Early in her career, Chen became highly influenced by her senior tutor at Nanyang Academy of Fine Arts, Cheong Soo Pieng, who as a pioneer in the Nanyang style of painting, had himself undertaken a seminal trip to Bali in 1952 with his contemporaries. Having been a western painting major, Chen was enthralled by the lack of predisposition that Cheong had to a particular style, punctuated with his unique sense of innovation. These interactions with him were formative in developing Chen's impulse-driven, emotionally charged works, full of charisma.

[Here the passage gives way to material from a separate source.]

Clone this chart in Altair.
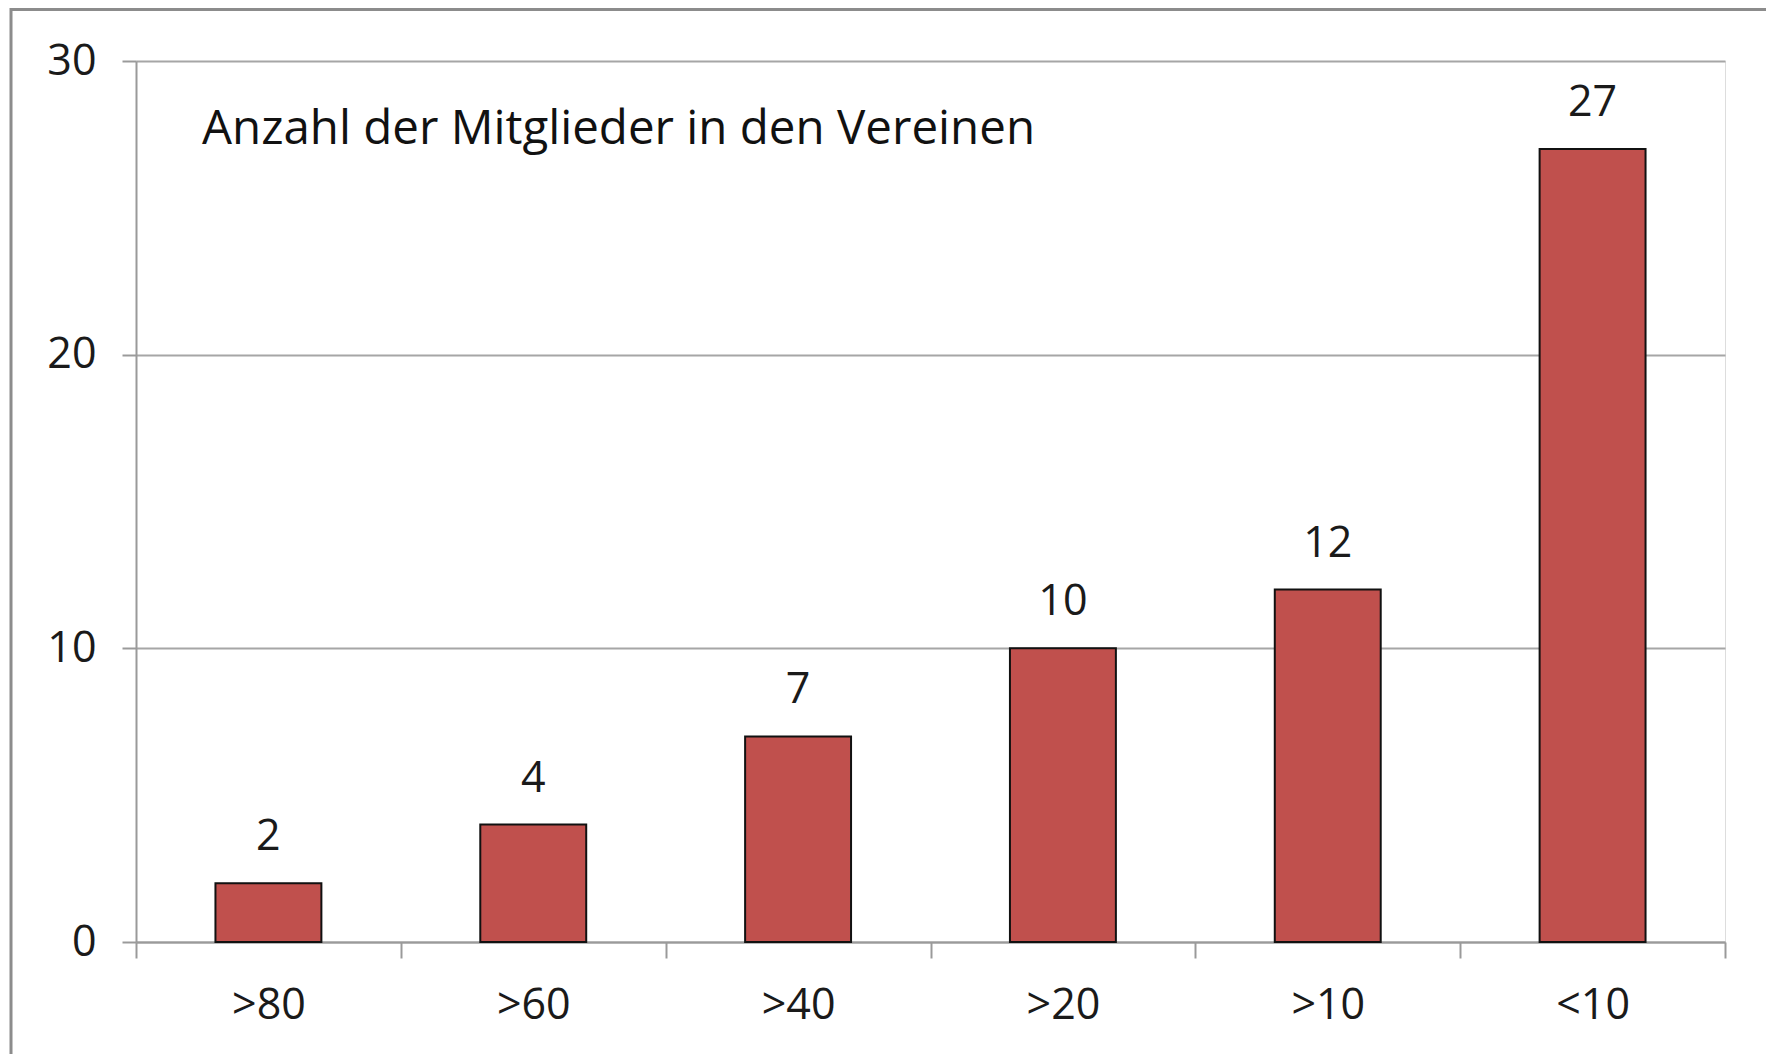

In 1960, possibly influenced by Cheong, and spurred by a desire to search for new and exciting subjects to inspire her, Chen looked toward the nearby peninsula of Malaysia as an artistic destination. She took leave from her job at a bank, and embarked on an excursion in a Ford Zephyr together with three others, including artists Lim Tze Peng and Choo Keng Kwang. The works that Chen and these artists had produced on this trip fascinated other Singaporean artists, sparking the trip that began the Ten Men Art Group's first sojourn in a series of jaunts to Cambodia, Indonesia, Thailand, Borneo, and beyond, often returning to Singapore to exhibit the fruits of their travels. Chen's role in the Ten Men Art Group has often been marginalized in comparison to her compatriots, partly due to her reluctance to exhibit during much of her career. However, her works display no less eloquence and artistic innovation, her paintings reflecting her intrepid spirit and desire to use her art to find her place in the world; for her, they are attempts to "reveal the myriad colors and lives in those countries visited."

The three works presented this season, visually trek through her artistic development. The journey starts with Bali (1962) which was painted on a trip that followed closely from the historical 1961 expedition. Already present in this early work is her whimsical approach to colour, especially in the foliage of the trees; dabs of ochres and vermilions interlocked with shades of viridian. Works of this period were still rather experimental, and she often incorporated unconventional materials such as latex in her work. Chen's works beginning in the late 1960s display a more graphic quality, and characterized by the juxtaposition of not-quite-complementary tones, which we see at play in the foreground of Vietnam (1974). Such stylistic choices were influenced by her studies of etching and lithography at Atelier 17 with Stanley William Hayter in Paris. In a later work, Singapore River (1985), we see a more mature and confident Chen emerge, manifested in the strong delineation of lines and large blocks of bold colours with slight tonal variations accenting the planes of colour. The result is slightly nostalgic, but of an incredibly modern and experimental sensibility for her time.

Chen's sense of adventure and joie de vivre manifested in these panoramas of exotic images that represent the rich cultural diversity and history that defines the continent, revealed through her astute use of lines and colours. Throughout her life, Chen had sought to capture the visual beauty and complexity of Asia, each painting as a portal into another space and time, beyond the physical.